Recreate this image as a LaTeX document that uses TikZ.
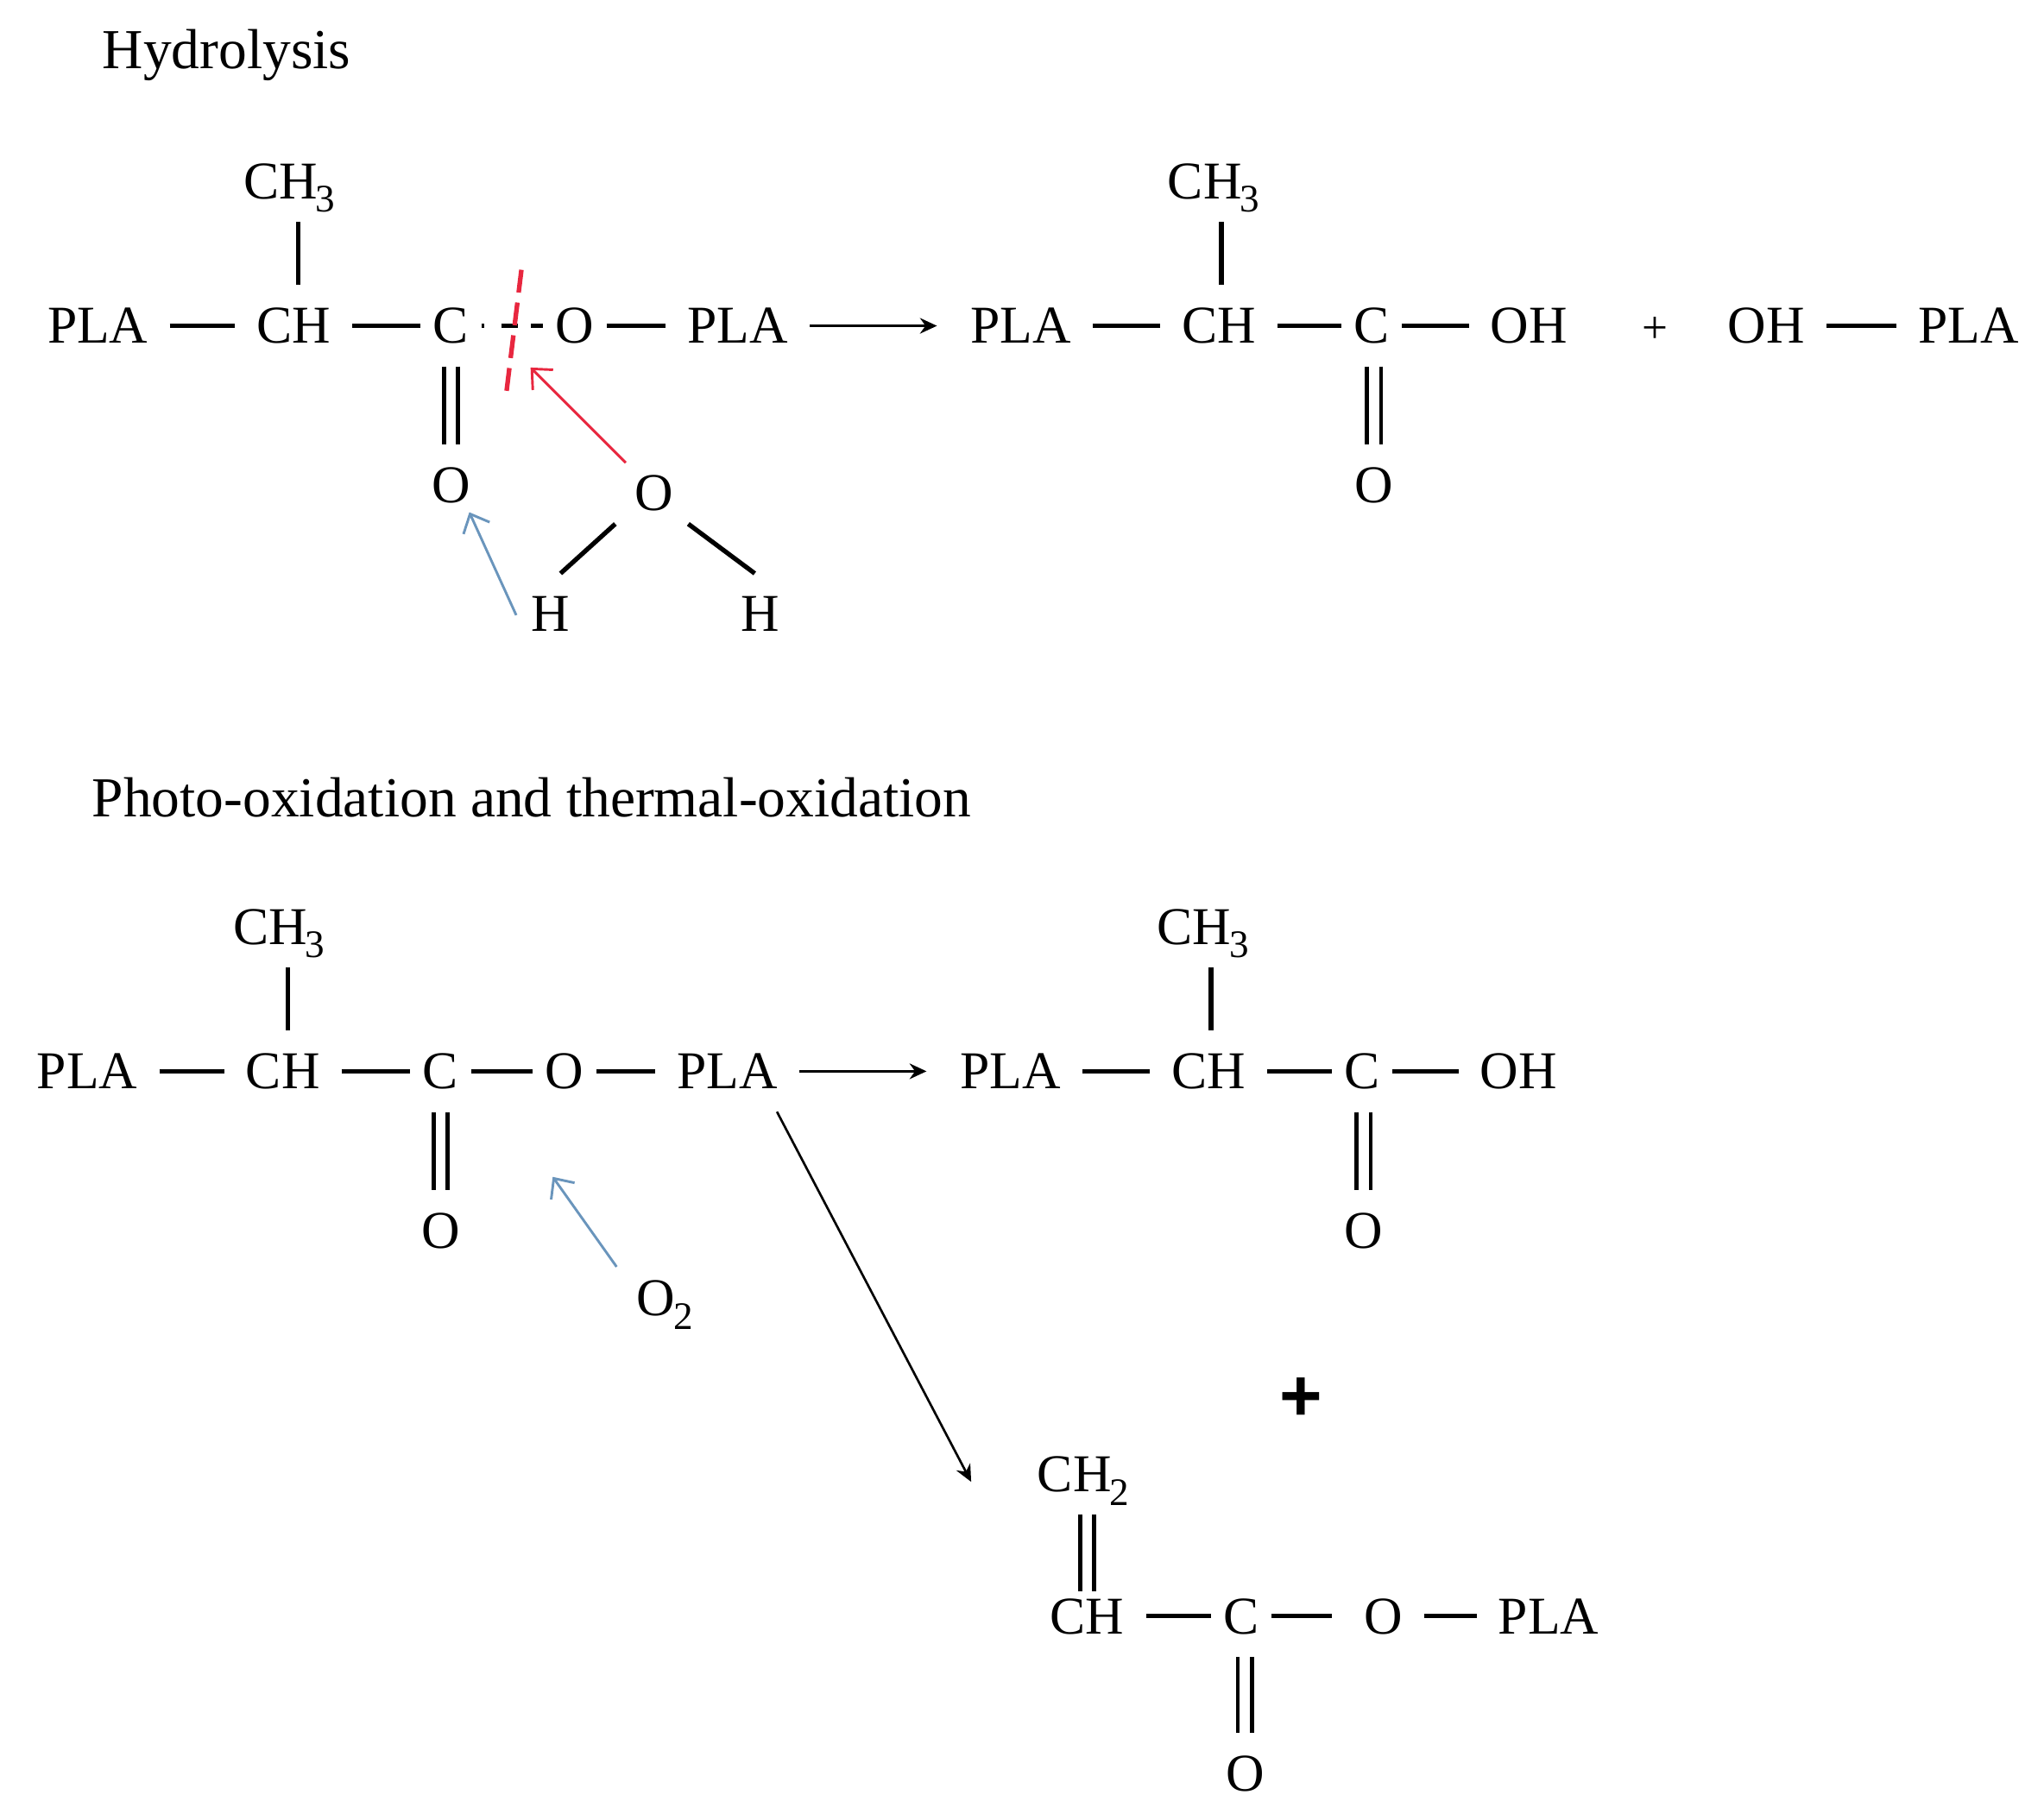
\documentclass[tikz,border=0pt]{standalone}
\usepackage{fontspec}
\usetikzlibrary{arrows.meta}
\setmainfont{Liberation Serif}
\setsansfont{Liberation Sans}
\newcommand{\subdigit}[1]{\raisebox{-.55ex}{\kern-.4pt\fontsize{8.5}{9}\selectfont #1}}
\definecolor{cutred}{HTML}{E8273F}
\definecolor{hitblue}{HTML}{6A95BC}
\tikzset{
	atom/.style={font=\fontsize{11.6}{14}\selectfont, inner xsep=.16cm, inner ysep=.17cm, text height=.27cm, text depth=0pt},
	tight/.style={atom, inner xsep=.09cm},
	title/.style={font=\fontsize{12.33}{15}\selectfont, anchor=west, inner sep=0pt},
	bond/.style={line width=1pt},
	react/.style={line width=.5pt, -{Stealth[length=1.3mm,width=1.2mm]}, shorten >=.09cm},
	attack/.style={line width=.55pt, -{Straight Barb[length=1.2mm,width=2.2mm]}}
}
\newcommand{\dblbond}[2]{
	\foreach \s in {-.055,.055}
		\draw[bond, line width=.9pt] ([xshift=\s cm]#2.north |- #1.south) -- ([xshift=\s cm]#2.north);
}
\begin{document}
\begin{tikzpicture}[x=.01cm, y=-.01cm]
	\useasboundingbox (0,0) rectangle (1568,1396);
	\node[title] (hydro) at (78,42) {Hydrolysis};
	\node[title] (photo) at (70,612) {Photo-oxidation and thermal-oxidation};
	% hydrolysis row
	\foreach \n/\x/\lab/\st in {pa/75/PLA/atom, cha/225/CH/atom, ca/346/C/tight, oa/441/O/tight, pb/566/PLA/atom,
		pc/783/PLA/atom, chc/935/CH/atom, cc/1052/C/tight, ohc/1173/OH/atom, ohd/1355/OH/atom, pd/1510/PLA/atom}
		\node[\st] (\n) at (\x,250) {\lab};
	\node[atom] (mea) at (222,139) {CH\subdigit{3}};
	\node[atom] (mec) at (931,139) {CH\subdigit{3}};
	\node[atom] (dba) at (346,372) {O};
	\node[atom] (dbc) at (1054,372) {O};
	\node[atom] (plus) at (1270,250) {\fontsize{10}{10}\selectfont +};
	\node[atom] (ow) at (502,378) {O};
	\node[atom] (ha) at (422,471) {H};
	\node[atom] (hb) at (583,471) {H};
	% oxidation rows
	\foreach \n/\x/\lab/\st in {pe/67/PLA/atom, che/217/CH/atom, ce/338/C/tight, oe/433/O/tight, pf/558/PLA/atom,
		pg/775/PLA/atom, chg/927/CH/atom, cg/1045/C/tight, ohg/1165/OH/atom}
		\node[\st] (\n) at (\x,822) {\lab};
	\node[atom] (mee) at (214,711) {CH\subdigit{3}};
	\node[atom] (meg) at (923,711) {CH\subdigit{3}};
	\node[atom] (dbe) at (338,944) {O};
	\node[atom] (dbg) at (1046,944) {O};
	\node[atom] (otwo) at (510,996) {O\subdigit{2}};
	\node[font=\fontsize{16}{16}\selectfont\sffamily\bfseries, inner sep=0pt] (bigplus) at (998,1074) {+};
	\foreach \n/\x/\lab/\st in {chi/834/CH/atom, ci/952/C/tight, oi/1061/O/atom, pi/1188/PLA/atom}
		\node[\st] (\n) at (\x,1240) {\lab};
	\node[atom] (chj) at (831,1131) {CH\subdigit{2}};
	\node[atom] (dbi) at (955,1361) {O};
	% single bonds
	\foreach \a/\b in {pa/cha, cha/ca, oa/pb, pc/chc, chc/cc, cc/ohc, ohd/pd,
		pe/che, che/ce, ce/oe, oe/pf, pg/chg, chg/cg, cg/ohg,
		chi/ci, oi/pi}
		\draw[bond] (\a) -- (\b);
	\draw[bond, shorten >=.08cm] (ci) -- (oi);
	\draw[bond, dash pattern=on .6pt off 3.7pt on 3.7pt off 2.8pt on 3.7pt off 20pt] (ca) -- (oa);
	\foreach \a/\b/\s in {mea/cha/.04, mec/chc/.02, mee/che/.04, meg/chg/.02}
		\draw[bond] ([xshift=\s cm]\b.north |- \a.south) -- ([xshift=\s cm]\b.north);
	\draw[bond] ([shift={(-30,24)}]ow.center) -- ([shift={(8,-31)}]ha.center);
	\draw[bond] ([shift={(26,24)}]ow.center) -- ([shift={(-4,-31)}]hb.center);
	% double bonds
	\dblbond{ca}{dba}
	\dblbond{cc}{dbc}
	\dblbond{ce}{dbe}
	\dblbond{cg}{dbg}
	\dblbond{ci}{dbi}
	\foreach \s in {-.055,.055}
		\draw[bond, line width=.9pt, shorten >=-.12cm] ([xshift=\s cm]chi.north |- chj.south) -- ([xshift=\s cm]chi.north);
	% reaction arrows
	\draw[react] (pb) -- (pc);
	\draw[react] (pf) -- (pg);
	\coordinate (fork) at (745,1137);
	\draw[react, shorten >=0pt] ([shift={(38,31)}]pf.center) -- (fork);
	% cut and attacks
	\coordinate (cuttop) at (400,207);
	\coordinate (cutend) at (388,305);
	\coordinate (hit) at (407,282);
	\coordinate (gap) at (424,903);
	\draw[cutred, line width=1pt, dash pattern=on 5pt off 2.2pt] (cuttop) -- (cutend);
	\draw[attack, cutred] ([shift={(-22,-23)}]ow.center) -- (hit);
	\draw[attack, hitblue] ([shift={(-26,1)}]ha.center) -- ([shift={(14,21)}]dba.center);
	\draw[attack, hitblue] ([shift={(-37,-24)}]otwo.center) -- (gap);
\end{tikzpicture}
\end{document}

**Task goal:** In your copy of the listing above, reproduce each line exactly and omit all pictures.

**Problem solution:**
Recreate this image as a LaTeX document that uses TikZ.
\documentclass[tikz,border=0pt]{standalone}
\usepackage{fontspec}
\usetikzlibrary{arrows.meta}
\setmainfont{Liberation Serif}
\setsansfont{Liberation Sans}
\newcommand{\subdigit}[1]{\raisebox{-.55ex}{\kern-.4pt\fontsize{8.5}{9}\selectfont #1}}
\definecolor{cutred}{HTML}{E8273F}
\definecolor{hitblue}{HTML}{6A95BC}
\tikzset{
	atom/.style={font=\fontsize{11.6}{14}\selectfont, inner xsep=.16cm, inner ysep=.17cm, text height=.27cm, text depth=0pt},
	tight/.style={atom, inner xsep=.09cm},
	title/.style={font=\fontsize{12.33}{15}\selectfont, anchor=west, inner sep=0pt},
	bond/.style={line width=1pt},
	react/.style={line width=.5pt, -{Stealth[length=1.3mm,width=1.2mm]}, shorten >=.09cm},
	attack/.style={line width=.55pt, -{Straight Barb[length=1.2mm,width=2.2mm]}}
}
\newcommand{\dblbond}[2]{
	\foreach \s in {-.055,.055}
		\draw[bond, line width=.9pt] ([xshift=\s cm]#2.north |- #1.south) -- ([xshift=\s cm]#2.north);
}
\begin{document}
\begin{tikzpicture}[x=.01cm, y=-.01cm]
	\useasboundingbox (0,0) rectangle (1568,1396);
	\node[title] (hydro) at (78,42) {Hydrolysis};
	\node[title] (photo) at (70,612) {Photo-oxidation and thermal-oxidation};
	% hydrolysis row
	\foreach \n/\x/\lab/\st in {pa/75/PLA/atom, cha/225/CH/atom, ca/346/C/tight, oa/441/O/tight, pb/566/PLA/atom,
		pc/783/PLA/atom, chc/935/CH/atom, cc/1052/C/tight, ohc/1173/OH/atom, ohd/1355/OH/atom, pd/1510/PLA/atom}
		\node[\st] (\n) at (\x,250) {\lab};
	\node[atom] (mea) at (222,139) {CH\subdigit{3}};
	\node[atom] (mec) at (931,139) {CH\subdigit{3}};
	\node[atom] (dba) at (346,372) {O};
	\node[atom] (dbc) at (1054,372) {O};
	\node[atom] (plus) at (1270,250) {\fontsize{10}{10}\selectfont +};
	\node[atom] (ow) at (502,378) {O};
	\node[atom] (ha) at (422,471) {H};
	\node[atom] (hb) at (583,471) {H};
	% oxidation rows
	\foreach \n/\x/\lab/\st in {pe/67/PLA/atom, che/217/CH/atom, ce/338/C/tight, oe/433/O/tight, pf/558/PLA/atom,
		pg/775/PLA/atom, chg/927/CH/atom, cg/1045/C/tight, ohg/1165/OH/atom}
		\node[\st] (\n) at (\x,822) {\lab};
	\node[atom] (mee) at (214,711) {CH\subdigit{3}};
	\node[atom] (meg) at (923,711) {CH\subdigit{3}};
	\node[atom] (dbe) at (338,944) {O};
	\node[atom] (dbg) at (1046,944) {O};
	\node[atom] (otwo) at (510,996) {O\subdigit{2}};
	\node[font=\fontsize{16}{16}\selectfont\sffamily\bfseries, inner sep=0pt] (bigplus) at (998,1074) {+};
	\foreach \n/\x/\lab/\st in {chi/834/CH/atom, ci/952/C/tight, oi/1061/O/atom, pi/1188/PLA/atom}
		\node[\st] (\n) at (\x,1240) {\lab};
	\node[atom] (chj) at (831,1131) {CH\subdigit{2}};
	\node[atom] (dbi) at (955,1361) {O};
	% single bonds
	\foreach \a/\b in {pa/cha, cha/ca, oa/pb, pc/chc, chc/cc, cc/ohc, ohd/pd,
		pe/che, che/ce, ce/oe, oe/pf, pg/chg, chg/cg, cg/ohg,
		chi/ci, oi/pi}
		\draw[bond] (\a) -- (\b);
	\draw[bond, shorten >=.08cm] (ci) -- (oi);
	\draw[bond, dash pattern=on .6pt off 3.7pt on 3.7pt off 2.8pt on 3.7pt off 20pt] (ca) -- (oa);
	\foreach \a/\b/\s in {mea/cha/.04, mec/chc/.02, mee/che/.04, meg/chg/.02}
		\draw[bond] ([xshift=\s cm]\b.north |- \a.south) -- ([xshift=\s cm]\b.north);
	\draw[bond] ([shift={(-30,24)}]ow.center) -- ([shift={(8,-31)}]ha.center);
	\draw[bond] ([shift={(26,24)}]ow.center) -- ([shift={(-4,-31)}]hb.center);
	% double bonds
	\dblbond{ca}{dba}
	\dblbond{cc}{dbc}
	\dblbond{ce}{dbe}
	\dblbond{cg}{dbg}
	\dblbond{ci}{dbi}
	\foreach \s in {-.055,.055}
		\draw[bond, line width=.9pt, shorten >=-.12cm] ([xshift=\s cm]chi.north |- chj.south) -- ([xshift=\s cm]chi.north);
	% reaction arrows
	\draw[react] (pb) -- (pc);
	\draw[react] (pf) -- (pg);
	\coordinate (fork) at (745,1137);
	\draw[react, shorten >=0pt] ([shift={(38,31)}]pf.center) -- (fork);
	% cut and attacks
	\coordinate (cuttop) at (400,207);
	\coordinate (cutend) at (388,305);
	\coordinate (hit) at (407,282);
	\coordinate (gap) at (424,903);
	\draw[cutred, line width=1pt, dash pattern=on 5pt off 2.2pt] (cuttop) -- (cutend);
	\draw[attack, cutred] ([shift={(-22,-23)}]ow.center) -- (hit);
	\draw[attack, hitblue] ([shift={(-26,1)}]ha.center) -- ([shift={(14,21)}]dba.center);
	\draw[attack, hitblue] ([shift={(-37,-24)}]otwo.center) -- (gap);
\end{tikzpicture}
\end{document}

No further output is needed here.